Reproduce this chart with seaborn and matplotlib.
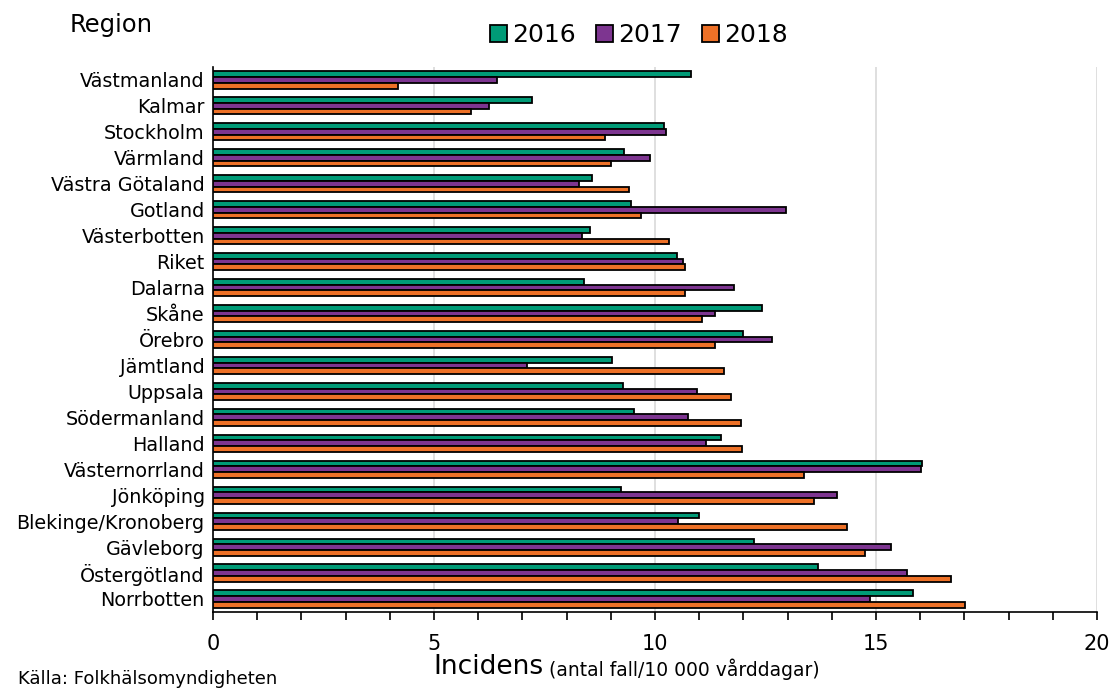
import matplotlib
matplotlib.use("Agg")
import matplotlib.pyplot as plt
import seaborn as sns
import pandas as pd
import numpy as np
from matplotlib.ticker import MultipleLocator

regions = ["Västmanland", "Kalmar", "Stockholm", "Värmland", "Västra Götaland",
           "Gotland", "Västerbotten", "Riket", "Dalarna", "Skåne", "Örebro",
           "Jämtland", "Uppsala", "Södermanland", "Halland", "Västernorrland",
           "Jönköping", "Blekinge/Kronoberg", "Gävleborg", "Östergötland", "Norrbotten"]
years = ["2016", "2017", "2018"]
v2016 = [10.81, 7.22, 10.21, 9.30, 8.58, 9.45, 8.53, 10.49, 8.39, 12.41, 11.99,
         9.02, 9.27, 9.53, 11.50, 16.05, 9.22, 10.99, 12.24, 13.68, 15.84]
v2017 = [6.42, 6.25, 10.26, 9.88, 8.27, 12.97, 8.34, 10.64, 11.79, 11.36, 12.64,
         7.11, 10.94, 10.74, 11.15, 16.01, 14.11, 10.52, 15.34, 15.70, 14.86]
v2018 = [4.19, 5.84, 8.88, 9.00, 9.42, 9.68, 10.31, 10.67, 10.69, 11.07, 11.36,
         11.55, 11.71, 11.94, 11.97, 13.37, 13.59, 14.35, 14.74, 16.69, 17.02]
colors = ["#009B77", "#7D3590", "#EE7127"]

df = pd.DataFrame({
    "Region": regions * 3,
    "År": [years[0]] * len(regions) + [years[1]] * len(regions) + [years[2]] * len(regions),
    "Incidens": v2016 + v2017 + v2018,
})

sns.set_style("white")
plt.rcParams["font.family"] = ["DejaVu Sans"]
plt.rcParams["text.color"] = "black"
plt.rcParams["xtick.color"] = "black"
plt.rcParams["ytick.color"] = "black"
plt.rcParams["axes.labelcolor"] = "black"

fig = plt.figure(figsize=(11.11, 6.89), dpi=100)
ax = fig.add_axes([0.1917, 0.1118, 0.9874 - 0.1917, 0.9028 - 0.1118])

sns.barplot(data=df, y="Region", x="Incidens", hue="År", hue_order=years,
            order=regions, palette=colors, orient="h", width=0.66, saturation=1,
            edgecolor="black", linewidth=1.3, ax=ax, legend=True, zorder=3)

ax.set_xlim(0, 20)
ax.xaxis.set_major_locator(MultipleLocator(5))
ax.xaxis.set_minor_locator(MultipleLocator(1))
ax.grid(axis="x", which="major", color="#d9d9d9", linewidth=1.2, zorder=0)
ax.set_axisbelow(True)
for s in ["top", "right"]:
    ax.spines[s].set_visible(False)
ax.spines["left"].set_color("black")
ax.spines["bottom"].set_color("black")
ax.spines["left"].set_linewidth(1.2)
ax.spines["bottom"].set_linewidth(1.2)
ax.tick_params(axis="x", which="both", direction="out", length=6, width=1.2,
               color="black", labelcolor="black", labelsize=15, pad=10, bottom=True)
ax.tick_params(axis="y", which="both", length=0, labelsize=13.8, pad=6, labelcolor="black")
ax.set_xlabel("")
ax.set_ylabel("")

handles, labels = ax.get_legend_handles_labels()
ax.legend_.remove()
fig.legend(handles, labels, loc="center", bbox_to_anchor=(0.575, 0.949), ncol=3,
           frameon=False, fontsize=18, handlelength=0.7, handleheight=0.7,
           handletextpad=0.2, columnspacing=0.8)

fig.text(0.063, 0.963, "Region", fontsize=17.5, ha="left", va="center")
t1 = fig.text(0.39, 0.022, "Incidens", fontsize=19, ha="left", va="baseline")
ax.annotate(" (antal fall/10 000 vårddagar)", xy=(1, 0), xycoords=t1,
            fontsize=13.5, ha="left", va="bottom", annotation_clip=False)
fig.text(0.016, 0.002, "Källa: Folkhälsomyndigheten", fontsize=13, ha="left", va="bottom")

fig.savefig("out.png", dpi=100)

#### Given task
Reproduce the material above exactly, first line through the line that contains "from matplotlib.ticker import MultipleLocator", minus the pictures.

#### Completed task
Reproduce this chart with seaborn and matplotlib.
import matplotlib
matplotlib.use("Agg")
import matplotlib.pyplot as plt
import seaborn as sns
import pandas as pd
import numpy as np
from matplotlib.ticker import MultipleLocator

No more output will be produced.